Famílias sem possibilidade de cuidar dos seus
O técnico da Santa Casa da Misericórdia de Vila Franca de Xira, Pedro Francisco, 39 anos, diz a O MIRANTE que quando um idoso procura um lar está em situação de emergência. Porque quem está lúcido e consegue ter autonomia procura ter apoio domiciliário. “O centro de dia hoje é quase uma porta de entrada para o lar. Pedem-nos ajuda porque já não podem estar sozinhos. Mas não podemos esquecer também que o apoio domiciliário contribui para o isolamento. Um idoso que passa anos em casa começa a descurar a higiene. Encontramos situações de risco em que não tomam como deve ser os medicamentos e não fazem refeições. Alimentam-se de lanches e estão desnutridos porque não cozinham só para eles”, alerta o técnico.
Pedro Francisco trabalha há 15 anos na Santa Casa, uma instituição parceira do Pontes. Nos casos mais gritantes diz que não descansa até encontrar uma solução. Mas mesmo sabendo que estão em risco, as pessoas às vezes não aceitam as saídas propostas e há que negociar. “Costumo dizer, em jeito de brincadeira, que antigamente o idoso andava vestido de preto, lenço na cabeça e avental. Hoje olhamos o indivíduo isoladamente e vemos como funciona. É isso que tento fazer”, afirma.
Uma das idosas ajudada pelo Pontes, e que está na valência de lar da Misericórdia de VFX é Odete Cardina, 77 anos. Morou dez anos em casa de uma filha, chegou a morar num quarto em Povos, em Alenquer, e com uma prima. Com problemas de saúde foi sinalizada para o programa pela psicóloga. O trabalho que foi feito em equipa permitiu a Odete encontrar um lar para viver com dignidade.
Idosos que têm apoio em casa
Há 24 anos a viver no Forte da Casa, a moçambicana Raquel Santos, 79 anos, foi sinalizada através da médica que tinha no Centro de Saúde do Forte da Casa. Está viúva e não tem filhos. Vive sozinha num 3º andar sem elevador mas diz orgulhosamente a O MIRANTE que sobe as escadas, de muletas, ao seu ritmo. Em Moçambique trabalhou num laboratório militar como dactilógrafa e em Portugal limpava escadas, até há dois anos. A casa é arrendada e de rendimentos tem a pensão de viuvez e o complemento solidário para idosos. O Pontes arranjou-lhe apoio domiciliário, com a entrega do almoço todos os dias, e lavagem da roupa. Conta ainda com o apoio das vizinhas que estão em contacto com a técnica do projecto caso seja necessário.

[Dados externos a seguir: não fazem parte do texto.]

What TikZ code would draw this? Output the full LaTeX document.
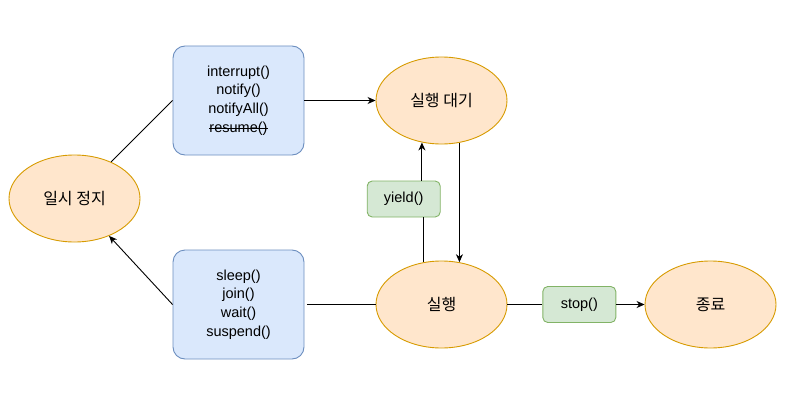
\documentclass[tikz,border=0pt]{standalone}
\usepackage{fontspec}
\setmainfont{Liberation Sans}
\newfontfamily\kr{Noto Sans CJK KR}
\usepackage{xcolor}
\usepackage{tikz}
\usetikzlibrary{arrows.meta,shapes.geometric}

\definecolor{statefill}{HTML}{FFE6CC}
\definecolor{stateline}{HTML}{D79B00}
\definecolor{callfill}{HTML}{DAE8FC}
\definecolor{callline}{HTML}{6C8EBF}
\definecolor{opfill}{HTML}{D5E8D4}
\definecolor{opline}{HTML}{82B366}

\newcommand{\crossout}[1]{\leavevmode\setbox0=\hbox{#1}%
  \rlap{\rule[0.5ex]{\wd0}{0.8pt}}\box0}

\begin{document}
\begin{tikzpicture}[x=1pt,y=-1pt,line width=0.9pt,
    >={Stealth[length=8pt,width=7pt,inset=2.5pt]},
    every node/.style={font=\fontsize{14.5}{18.7}\selectfont},
    state/.style={ellipse,draw=stateline,fill=statefill,
      minimum width=131pt,minimum height=87pt,inner sep=0pt,
      font=\kr\fontsize{16}{19}\selectfont},
    calls/.style={draw=callline,fill=callfill,rounded corners=12pt,
      minimum width=131pt,minimum height=109pt,align=center},
    op/.style={draw=opline,fill=opfill,rounded corners=5pt,
      minimum width=73pt,minimum height=36pt}]
      \useasboundingbox (0,0) rectangle (800,412);
      \node[state] (pause) at (74.5,198.5) {일시 정지};
      \node[state] (ready) at (441.5,100.5) {실행 대기};
      \node[state] (running) at (441.5,304.5) {실행};
      \node[state] (halt) at (710.5,304.5) {종료};
      \node[calls] (wakeups) at (238.5,100.5)
        {interrupt()\\notify()\\notifyAll()\\\crossout{resume()}};
      \node[calls] (sleeps) at (238.5,304.5)
        {sleep()\\join()\\wait()\\suspend()};
      \node[op] (yield) at (403.7,199) {yield()};
      \node[op] (stop) at (579.3,304.5) {stop()};

      \draw (pause) -- (wakeups.west);
      \draw[->] (wakeups.east) -- (ready.west);
      \draw[->] (sleeps.west) -- (pause);
      \draw (running.west) -- ([xshift=3pt]sleeps.east);
      \draw (running.113) -- (yield.south -| running.113);
      \draw[->] (yield.north -| ready.245) -- (ready.245);
      \draw[->] (ready.293) -- (running.67);
      \draw (running.east) -- (stop.west);
      \draw[->] (stop.east) -- (halt.west);
    \end{tikzpicture}
\end{document}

Aconselhado pelo fisioterapeuta, Jaime Sardinha, 85 anos, dirigiu-se à câmara para pedir ajuda. Casado há 67 anos, cuida da esposa com quem vive na cidade de Vila Franca de Xira. Jaime recusa a ida da mulher para um lar. Conta com ajuda externa para a higiene da esposa e limpeza da casa mas as refeições são feitas por ele. Só sai de casa para ir às compras e não deixa a esposa sozinha. Não quer dar trabalho aos filhos e entende que o dever dele é cuidar da mulher. “O Jaime e a família têm sempre poder de decisão. Mas vamos sempre mantendo o diálogo”, diz Carla Veiga.